Work to do: Your task is to reproduce, verbatim and without pictures, the lines from the opening of the listing through the line containing "plt.rcParams['font.family'] = ['DejaVu".

Data section:
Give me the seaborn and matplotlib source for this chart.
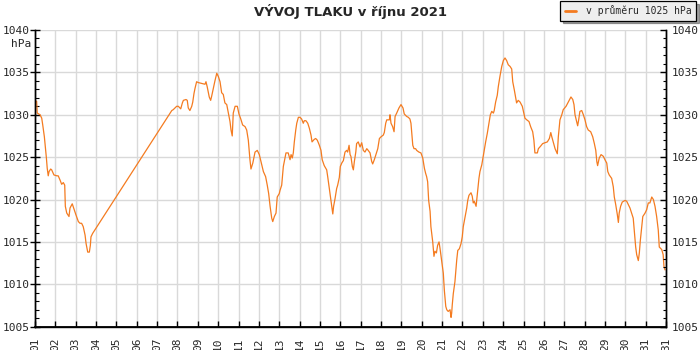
import numpy as np
import pandas as pd
import matplotlib
matplotlib.use("Agg")
import matplotlib.pyplot as plt
from matplotlib.ticker import MultipleLocator
import seaborn as sns

sns.set_theme(style='white')
plt.rcParams['font.family'] = ['DejaVu Sans Mono', 'DejaVu Sans']

# day of October (fractional) and pressure in hPa
day = [
    1.00, 1.08, 1.11, 1.25, 1.33, 1.38, 1.46, 1.51, 1.56, 1.60, 1.65, 1.69, 1.77, 1.82, 1.93,
    2.07, 2.14, 2.23, 2.31, 2.39, 2.46, 2.49, 2.56, 2.67, 2.72, 2.83, 2.90,
    3.01, 3.13, 3.21, 3.29, 3.37, 3.46, 3.51, 3.59, 3.67, 3.72, 3.75, 3.83,
    7.72, 7.79, 7.96, 8.04, 8.16, 8.24, 8.29, 8.42, 8.48, 8.53, 8.61, 8.70, 8.75, 8.81, 8.86, 8.94,
    9.02, 9.19, 9.35, 9.40, 9.46, 9.56, 9.63, 9.68, 9.76, 9.84, 9.93,
    10.01, 10.09, 10.17, 10.25, 10.33, 10.42, 10.50, 10.58, 10.63, 10.69, 10.74, 10.83, 10.94,
    11.02, 11.11, 11.20, 11.32, 11.40, 11.48, 11.56, 11.61, 11.70, 11.81, 11.92,
    12.02, 12.14, 12.22, 12.33, 12.41, 12.48, 12.55, 12.63, 12.68, 12.76, 12.84, 12.90,
    13.00, 13.04, 13.12, 13.20, 13.25, 13.33, 13.44, 13.53, 13.58, 13.64, 13.69, 13.74, 13.81, 13.86, 13.94,
    14.02, 14.10, 14.18, 14.23, 14.31, 14.40, 14.48, 14.56, 14.61, 14.72, 14.79, 14.87, 14.97,
    15.05, 15.11, 15.21, 15.33, 15.38, 15.46, 15.51, 15.58, 15.63, 15.67, 15.74, 15.82, 15.87, 15.95,
    16.00, 16.07, 16.15, 16.23, 16.31, 16.36, 16.43, 16.48, 16.52, 16.59, 16.64, 16.69, 16.76, 16.80, 16.88, 16.97,
    17.05, 17.13, 17.21, 17.30, 17.37, 17.46, 17.54, 17.59, 17.67, 17.75, 17.84, 17.92,
    18.00, 18.11, 18.16, 18.23, 18.28, 18.41, 18.44, 18.49, 18.57, 18.64, 18.69, 18.77, 18.88, 18.98,
    19.08, 19.14, 19.26, 19.34, 19.42, 19.47, 19.51, 19.56, 19.62, 19.70, 19.75, 19.86, 19.96,
    20.05, 20.13, 20.19, 20.24, 20.29, 20.34, 20.41, 20.45, 20.54, 20.60, 20.65, 20.72, 20.78, 20.85, 20.90, 20.98,
    21.06, 21.11, 21.18, 21.23, 21.30, 21.39, 21.44, 21.47, 21.50, 21.55, 21.63, 21.72, 21.77, 21.85, 21.93, 21.99,
    22.04, 22.13, 22.21, 22.26, 22.32, 22.42, 22.48, 22.53, 22.58, 22.67, 22.70, 22.75, 22.81, 22.86, 22.95,
    23.02, 23.07, 23.14, 23.22, 23.30, 23.37, 23.44, 23.52, 23.56, 23.63, 23.71, 23.76, 23.84, 23.93,
    24.01, 24.09, 24.17, 24.25, 24.34, 24.42, 24.47, 24.55, 24.66, 24.74, 24.83, 24.94,
    25.07, 25.16, 25.27, 25.35, 25.45, 25.51, 25.56, 25.68, 25.73, 25.84, 25.94,
    26.06, 26.17, 26.27, 26.34, 26.39, 26.46, 26.55, 26.66, 26.71, 26.79, 26.88, 26.95,
    27.09, 27.20, 27.33, 27.42, 27.48, 27.53, 27.61, 27.66, 27.71, 27.77, 27.86, 27.94,
    28.02, 28.10, 28.18, 28.30, 28.40, 28.48, 28.55, 28.60, 28.64, 28.72, 28.81, 28.92,
    29.00, 29.09, 29.14, 29.21, 29.33, 29.41, 29.46, 29.53, 29.61, 29.66, 29.70, 29.77, 29.85, 29.99,
    30.07, 30.15, 30.23, 30.31, 30.39, 30.44, 30.51, 30.56, 30.64, 30.69, 30.74, 30.81, 30.86, 30.97,
    31.05, 31.13, 31.21, 31.30, 31.38, 31.46, 31.54, 31.62, 31.67, 31.79, 31.86, 31.90, 31.95,
]
pressure = [
    1031.6, 1031.6, 1030.2, 1030.0, 1029.6, 1028.8, 1027.4, 1026.2, 1024.9, 1023.7, 1022.8, 1023.3, 1023.6, 1023.5, 1022.9,
    1022.8, 1022.8, 1022.3, 1021.8, 1022.0, 1021.7, 1019.2, 1018.4, 1018.0, 1019.0, 1019.5, 1019.0,
    1018.2, 1017.4, 1017.2, 1017.2, 1016.8, 1015.8, 1014.8, 1013.8, 1013.8, 1014.6, 1015.6, 1016.0,
    1030.5, 1030.6, 1031.0, 1031.0, 1030.7, 1031.4, 1031.7, 1031.8, 1031.7, 1030.8, 1030.5, 1031.0, 1031.5, 1032.5, 1033.1, 1033.9,
    1033.8, 1033.7, 1033.6, 1033.9, 1033.3, 1032.1, 1031.7, 1032.2, 1033.1, 1034.0, 1034.9,
    1034.5, 1033.9, 1032.6, 1032.4, 1031.4, 1031.2, 1030.2, 1029.2, 1028.2, 1027.5, 1030.2, 1031.0, 1031.0,
    1030.1, 1029.5, 1028.8, 1028.6, 1028.2, 1027.0, 1024.7, 1023.6, 1024.3, 1025.6, 1025.8,
    1025.3, 1024.1, 1023.3, 1022.7, 1021.7, 1020.7, 1019.2, 1017.8, 1017.4, 1018.0, 1018.4, 1020.3,
    1020.7, 1021.1, 1021.7, 1023.9, 1024.5, 1025.5, 1025.5, 1024.7, 1025.3, 1024.9, 1025.5, 1026.8, 1028.2, 1029.0, 1029.7,
    1029.7, 1029.5, 1029.0, 1029.3, 1029.3, 1029.0, 1028.4, 1027.6, 1026.8, 1027.1, 1027.2, 1027.0, 1026.4,
    1025.8, 1024.7, 1024.0, 1023.5, 1022.7, 1021.3, 1020.4, 1019.2, 1018.3, 1019.2, 1020.1, 1021.3, 1021.7, 1022.6,
    1023.9, 1024.3, 1024.6, 1025.6, 1025.8, 1025.6, 1026.4, 1025.3, 1025.1, 1023.9, 1023.5, 1024.5, 1025.6, 1026.6, 1026.8, 1026.2,
    1026.7, 1025.8, 1025.6, 1026.0, 1025.8, 1025.5, 1024.5, 1024.2, 1024.7, 1025.3, 1026.0, 1027.2,
    1027.4, 1027.6, 1027.9, 1029.0, 1029.4, 1029.4, 1030.0, 1029.0, 1028.6, 1028.0, 1029.8, 1030.2, 1030.8, 1031.2,
    1030.8, 1030.1, 1029.8, 1029.7, 1029.5, 1029.0, 1027.8, 1026.4, 1026.0, 1026.0, 1025.8, 1025.6, 1025.5,
    1024.9, 1023.7, 1023.1, 1022.7, 1022.1, 1019.9, 1018.6, 1016.8, 1015.0, 1013.3, 1013.9, 1013.7, 1014.6, 1015.0, 1014.2, 1012.7,
    1011.3, 1009.3, 1007.4, 1007.0, 1006.8, 1007.0, 1006.1, 1006.6, 1007.6, 1008.9, 1010.3, 1012.9, 1014.0, 1014.2, 1014.8, 1015.6,
    1016.8, 1018.0, 1019.0, 1019.9, 1020.5, 1020.8, 1020.4, 1019.6, 1019.8, 1019.2, 1019.9, 1021.1, 1022.5, 1023.3, 1024.1,
    1025.1, 1025.8, 1026.8, 1027.8, 1029.0, 1030.0, 1030.4, 1030.2, 1030.5, 1031.5, 1032.3, 1033.3, 1034.5, 1035.7,
    1036.4, 1036.7, 1036.4, 1035.9, 1035.7, 1035.4, 1033.9, 1032.9, 1031.4, 1031.7, 1031.5, 1031.0,
    1029.6, 1029.4, 1029.2, 1028.6, 1028.0, 1027.0, 1025.5, 1025.5, 1026.0, 1026.3, 1026.6,
    1026.7, 1026.8, 1027.2, 1027.9, 1027.4, 1026.8, 1026.0, 1025.4, 1027.4, 1029.4, 1030.0, 1030.6,
    1031.0, 1031.5, 1032.1, 1031.8, 1031.2, 1030.0, 1029.2, 1028.7, 1029.4, 1030.4, 1030.5, 1030.0,
    1029.4, 1028.6, 1028.2, 1028.0, 1027.4, 1026.6, 1025.8, 1024.5, 1024.0, 1024.9, 1025.3, 1025.1,
    1024.7, 1024.3, 1023.3, 1022.9, 1022.5, 1021.5, 1020.3, 1019.4, 1018.2, 1017.3, 1018.4, 1019.2, 1019.7, 1019.9,
    1019.8, 1019.4, 1019.0, 1018.4, 1017.8, 1016.4, 1014.4, 1013.5, 1012.8, 1013.7, 1015.2, 1016.8, 1018.0, 1018.4,
    1018.8, 1019.6, 1019.6, 1020.3, 1020.0, 1019.2, 1018.0, 1016.4, 1014.4, 1014.1, 1013.5, 1012.1, 1011.7,
]

tick_days = list(range(1, 33))
tick_labels = [f"{d:02d}" for d in range(1, 32)] + ["31"]
title = "VÝVOJ TLAKU v říjnu 2021"
legend_label = "v průměru 1025 hPa"

df = pd.DataFrame({'day': day, 'hPa': pressure})

fig = plt.figure(figsize=(7, 3.5), dpi=100)
ax = fig.add_axes([35/700, 1 - 326.7/350, 631/700, 296.7/350])

line_color = '#f47b20'
sns.lineplot(data=df, x='day', y='hPa', color=line_color, lw=0.9,
             estimator=None, sort=False, label=legend_label, ax=ax)

ax.set_xlim(1, 32)
ax.set_ylim(1005, 1040)
ax.set_xlabel('')
ax.set_ylabel('')

ax.set_xticks(tick_days)
ax.set_xticklabels(tick_labels, rotation=90, fontsize=8)
ax.yaxis.set_major_locator(MultipleLocator(5))
ax.yaxis.set_minor_locator(MultipleLocator(1))
ax.tick_params(axis='y', which='major', direction='inout', length=7, width=1,
               color='black', labelsize=8, pad=0.5, left=True)
ax.tick_params(axis='y', which='minor', direction='in', length=3, width=0.8,
               color='black', left=True)
ax.tick_params(axis='x', which='major', direction='in', length=4.5, width=1,
               color='black', pad=7.5, bottom=True)

# right hand axis with the same scale
ax2 = ax.twinx()
ax2.set_ylim(1005, 1040)
ax2.yaxis.set_major_locator(MultipleLocator(5))
ax2.yaxis.set_minor_locator(MultipleLocator(1))
ax2.tick_params(axis='y', which='major', direction='in', length=4.5, width=1,
                color='black', labelsize=8, pad=4, right=True)
ax2.tick_params(axis='y', which='minor', direction='in', length=2.5, width=0.8,
                color='black', right=True)
ax2.grid(False)

ax.grid(True, which='major', color='#d9d9d9', lw=1.0)
for a in (ax, ax2):
    a.spines['top'].set_visible(False)
    for s in ('left', 'right', 'bottom'):
        a.spines[s].set_color('black')
        a.spines[s].set_linewidth(1.0)
ax.spines['bottom'].set_linewidth(1.3)

ax.get_legend().remove()
leg = fig.legend(loc='upper right', bbox_to_anchor=(697/700, 1.0), frameon=True,
                 fancybox=False, shadow=True, facecolor='#eeeeee', edgecolor='black',
                 framealpha=1, fontsize=7, handlelength=1.2, handletextpad=1.0,
                 borderpad=0.45, borderaxespad=0.1)
for h in leg.get_lines():
    h.set_linewidth(2)
leg.get_frame().set_linewidth(0.9)

fig.text(0.5, 1 - 11.5/350, title, ha='center', va='center', fontsize=9.5,
         fontweight='bold', family='DejaVu Sans')
fig.text(31/700, 1 - 44/350, 'hPa', ha='right', va='center', fontsize=8)

fig.savefig('out.png', dpi=100)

Task solution:
Give me the seaborn and matplotlib source for this chart.
import numpy as np
import pandas as pd
import matplotlib
matplotlib.use("Agg")
import matplotlib.pyplot as plt
from matplotlib.ticker import MultipleLocator
import seaborn as sns

sns.set_theme(style='white')
plt.rcParams['font.family'] = ['DejaVu Sans Mono', 'DejaVu Sans']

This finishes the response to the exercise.